#### [Directions for this task]
Repeat the whole listing below, word for word.

#### [Provided data]
* * * * * * * * *
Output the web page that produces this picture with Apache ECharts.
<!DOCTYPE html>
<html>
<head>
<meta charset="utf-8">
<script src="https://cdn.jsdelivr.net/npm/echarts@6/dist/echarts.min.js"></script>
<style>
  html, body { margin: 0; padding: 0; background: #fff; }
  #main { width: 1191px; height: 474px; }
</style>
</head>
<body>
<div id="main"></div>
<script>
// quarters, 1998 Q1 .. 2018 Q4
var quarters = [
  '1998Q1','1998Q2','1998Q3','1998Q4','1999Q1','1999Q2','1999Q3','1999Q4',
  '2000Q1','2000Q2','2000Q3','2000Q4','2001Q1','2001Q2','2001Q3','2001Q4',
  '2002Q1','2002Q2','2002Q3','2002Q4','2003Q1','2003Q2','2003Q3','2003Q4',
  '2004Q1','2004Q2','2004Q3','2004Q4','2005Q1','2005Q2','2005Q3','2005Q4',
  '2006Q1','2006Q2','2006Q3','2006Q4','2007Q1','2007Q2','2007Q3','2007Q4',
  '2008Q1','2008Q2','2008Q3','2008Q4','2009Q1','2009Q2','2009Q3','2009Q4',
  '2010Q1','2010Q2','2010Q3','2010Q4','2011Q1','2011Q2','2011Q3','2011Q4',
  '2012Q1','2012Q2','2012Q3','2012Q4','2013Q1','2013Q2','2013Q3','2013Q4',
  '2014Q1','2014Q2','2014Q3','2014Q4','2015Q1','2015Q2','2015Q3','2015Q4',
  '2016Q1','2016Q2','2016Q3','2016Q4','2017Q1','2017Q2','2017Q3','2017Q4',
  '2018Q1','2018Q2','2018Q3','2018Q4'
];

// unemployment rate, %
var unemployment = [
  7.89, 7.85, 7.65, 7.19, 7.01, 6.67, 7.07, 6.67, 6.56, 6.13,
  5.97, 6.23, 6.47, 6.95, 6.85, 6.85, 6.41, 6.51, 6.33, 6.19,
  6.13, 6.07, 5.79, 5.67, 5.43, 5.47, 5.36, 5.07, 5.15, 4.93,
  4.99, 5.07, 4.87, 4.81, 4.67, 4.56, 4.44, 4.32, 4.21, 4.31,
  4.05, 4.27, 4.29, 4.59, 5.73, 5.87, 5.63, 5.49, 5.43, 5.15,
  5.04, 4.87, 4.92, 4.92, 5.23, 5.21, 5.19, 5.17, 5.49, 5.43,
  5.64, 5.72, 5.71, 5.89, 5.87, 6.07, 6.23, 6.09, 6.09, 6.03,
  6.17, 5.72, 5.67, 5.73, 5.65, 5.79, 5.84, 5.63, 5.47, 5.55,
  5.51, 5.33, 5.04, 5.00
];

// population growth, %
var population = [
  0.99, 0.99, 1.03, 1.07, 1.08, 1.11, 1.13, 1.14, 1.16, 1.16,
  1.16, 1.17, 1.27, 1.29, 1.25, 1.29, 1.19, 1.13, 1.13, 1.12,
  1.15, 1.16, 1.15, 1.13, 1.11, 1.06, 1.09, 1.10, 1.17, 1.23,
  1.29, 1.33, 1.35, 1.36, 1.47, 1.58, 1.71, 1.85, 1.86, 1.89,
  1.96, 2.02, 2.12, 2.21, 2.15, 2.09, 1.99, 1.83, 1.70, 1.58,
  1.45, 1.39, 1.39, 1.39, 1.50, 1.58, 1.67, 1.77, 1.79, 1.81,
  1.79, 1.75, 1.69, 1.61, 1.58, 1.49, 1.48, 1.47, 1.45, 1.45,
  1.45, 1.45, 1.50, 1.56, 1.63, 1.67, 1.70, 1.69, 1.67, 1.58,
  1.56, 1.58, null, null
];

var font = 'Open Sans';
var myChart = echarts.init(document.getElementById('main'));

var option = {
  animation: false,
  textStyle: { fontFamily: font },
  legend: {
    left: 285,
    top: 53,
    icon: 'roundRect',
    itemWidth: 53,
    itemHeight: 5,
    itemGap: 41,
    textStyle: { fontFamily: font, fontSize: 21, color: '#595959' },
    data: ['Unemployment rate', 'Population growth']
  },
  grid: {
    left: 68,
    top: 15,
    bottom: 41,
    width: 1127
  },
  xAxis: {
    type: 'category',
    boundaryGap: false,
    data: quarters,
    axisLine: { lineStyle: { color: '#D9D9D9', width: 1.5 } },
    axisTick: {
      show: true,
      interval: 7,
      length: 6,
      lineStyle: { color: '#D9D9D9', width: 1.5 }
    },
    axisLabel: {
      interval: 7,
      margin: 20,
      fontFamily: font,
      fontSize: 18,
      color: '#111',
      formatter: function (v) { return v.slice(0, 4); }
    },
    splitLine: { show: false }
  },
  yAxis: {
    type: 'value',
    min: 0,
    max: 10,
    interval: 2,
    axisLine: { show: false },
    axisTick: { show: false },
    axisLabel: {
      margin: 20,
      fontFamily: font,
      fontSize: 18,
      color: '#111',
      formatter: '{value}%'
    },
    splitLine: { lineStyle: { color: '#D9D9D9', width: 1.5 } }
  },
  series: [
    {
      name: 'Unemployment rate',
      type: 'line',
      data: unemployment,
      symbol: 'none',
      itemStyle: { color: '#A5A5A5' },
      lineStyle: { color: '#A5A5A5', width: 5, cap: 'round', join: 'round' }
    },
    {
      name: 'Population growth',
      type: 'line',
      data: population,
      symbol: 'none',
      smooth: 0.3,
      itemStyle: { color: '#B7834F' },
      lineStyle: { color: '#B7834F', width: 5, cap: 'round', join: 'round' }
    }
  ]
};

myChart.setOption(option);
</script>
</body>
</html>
* * * * * * * * *
#### [Result below]
Output the web page that produces this picture with Apache ECharts.
<!DOCTYPE html>
<html>
<head>
<meta charset="utf-8">
<script src="https://cdn.jsdelivr.net/npm/echarts@6/dist/echarts.min.js"></script>
<style>
  html, body { margin: 0; padding: 0; background: #fff; }
  #main { width: 1191px; height: 474px; }
</style>
</head>
<body>
<div id="main"></div>
<script>
// quarters, 1998 Q1 .. 2018 Q4
var quarters = [
  '1998Q1','1998Q2','1998Q3','1998Q4','1999Q1','1999Q2','1999Q3','1999Q4',
  '2000Q1','2000Q2','2000Q3','2000Q4','2001Q1','2001Q2','2001Q3','2001Q4',
  '2002Q1','2002Q2','2002Q3','2002Q4','2003Q1','2003Q2','2003Q3','2003Q4',
  '2004Q1','2004Q2','2004Q3','2004Q4','2005Q1','2005Q2','2005Q3','2005Q4',
  '2006Q1','2006Q2','2006Q3','2006Q4','2007Q1','2007Q2','2007Q3','2007Q4',
  '2008Q1','2008Q2','2008Q3','2008Q4','2009Q1','2009Q2','2009Q3','2009Q4',
  '2010Q1','2010Q2','2010Q3','2010Q4','2011Q1','2011Q2','2011Q3','2011Q4',
  '2012Q1','2012Q2','2012Q3','2012Q4','2013Q1','2013Q2','2013Q3','2013Q4',
  '2014Q1','2014Q2','2014Q3','2014Q4','2015Q1','2015Q2','2015Q3','2015Q4',
  '2016Q1','2016Q2','2016Q3','2016Q4','2017Q1','2017Q2','2017Q3','2017Q4',
  '2018Q1','2018Q2','2018Q3','2018Q4'
];

// unemployment rate, %
var unemployment = [
  7.89, 7.85, 7.65, 7.19, 7.01, 6.67, 7.07, 6.67, 6.56, 6.13,
  5.97, 6.23, 6.47, 6.95, 6.85, 6.85, 6.41, 6.51, 6.33, 6.19,
  6.13, 6.07, 5.79, 5.67, 5.43, 5.47, 5.36, 5.07, 5.15, 4.93,
  4.99, 5.07, 4.87, 4.81, 4.67, 4.56, 4.44, 4.32, 4.21, 4.31,
  4.05, 4.27, 4.29, 4.59, 5.73, 5.87, 5.63, 5.49, 5.43, 5.15,
  5.04, 4.87, 4.92, 4.92, 5.23, 5.21, 5.19, 5.17, 5.49, 5.43,
  5.64, 5.72, 5.71, 5.89, 5.87, 6.07, 6.23, 6.09, 6.09, 6.03,
  6.17, 5.72, 5.67, 5.73, 5.65, 5.79, 5.84, 5.63, 5.47, 5.55,
  5.51, 5.33, 5.04, 5.00
];

// population growth, %
var population = [
  0.99, 0.99, 1.03, 1.07, 1.08, 1.11, 1.13, 1.14, 1.16, 1.16,
  1.16, 1.17, 1.27, 1.29, 1.25, 1.29, 1.19, 1.13, 1.13, 1.12,
  1.15, 1.16, 1.15, 1.13, 1.11, 1.06, 1.09, 1.10, 1.17, 1.23,
  1.29, 1.33, 1.35, 1.36, 1.47, 1.58, 1.71, 1.85, 1.86, 1.89,
  1.96, 2.02, 2.12, 2.21, 2.15, 2.09, 1.99, 1.83, 1.70, 1.58,
  1.45, 1.39, 1.39, 1.39, 1.50, 1.58, 1.67, 1.77, 1.79, 1.81,
  1.79, 1.75, 1.69, 1.61, 1.58, 1.49, 1.48, 1.47, 1.45, 1.45,
  1.45, 1.45, 1.50, 1.56, 1.63, 1.67, 1.70, 1.69, 1.67, 1.58,
  1.56, 1.58, null, null
];

var font = 'Open Sans';
var myChart = echarts.init(document.getElementById('main'));

var option = {
  animation: false,
  textStyle: { fontFamily: font },
  legend: {
    left: 285,
    top: 53,
    icon: 'roundRect',
    itemWidth: 53,
    itemHeight: 5,
    itemGap: 41,
    textStyle: { fontFamily: font, fontSize: 21, color: '#595959' },
    data: ['Unemployment rate', 'Population growth']
  },
  grid: {
    left: 68,
    top: 15,
    bottom: 41,
    width: 1127
  },
  xAxis: {
    type: 'category',
    boundaryGap: false,
    data: quarters,
    axisLine: { lineStyle: { color: '#D9D9D9', width: 1.5 } },
    axisTick: {
      show: true,
      interval: 7,
      length: 6,
      lineStyle: { color: '#D9D9D9', width: 1.5 }
    },
    axisLabel: {
      interval: 7,
      margin: 20,
      fontFamily: font,
      fontSize: 18,
      color: '#111',
      formatter: function (v) { return v.slice(0, 4); }
    },
    splitLine: { show: false }
  },
  yAxis: {
    type: 'value',
    min: 0,
    max: 10,
    interval: 2,
    axisLine: { show: false },
    axisTick: { show: false },
    axisLabel: {
      margin: 20,
      fontFamily: font,
      fontSize: 18,
      color: '#111',
      formatter: '{value}%'
    },
    splitLine: { lineStyle: { color: '#D9D9D9', width: 1.5 } }
  },
  series: [
    {
      name: 'Unemployment rate',
      type: 'line',
      data: unemployment,
      symbol: 'none',
      itemStyle: { color: '#A5A5A5' },
      lineStyle: { color: '#A5A5A5', width: 5, cap: 'round', join: 'round' }
    },
    {
      name: 'Population growth',
      type: 'line',
      data: population,
      symbol: 'none',
      smooth: 0.3,
      itemStyle: { color: '#B7834F' },
      lineStyle: { color: '#B7834F', width: 5, cap: 'round', join: 'round' }
    }
  ]
};

myChart.setOption(option);
</script>
</body>
</html>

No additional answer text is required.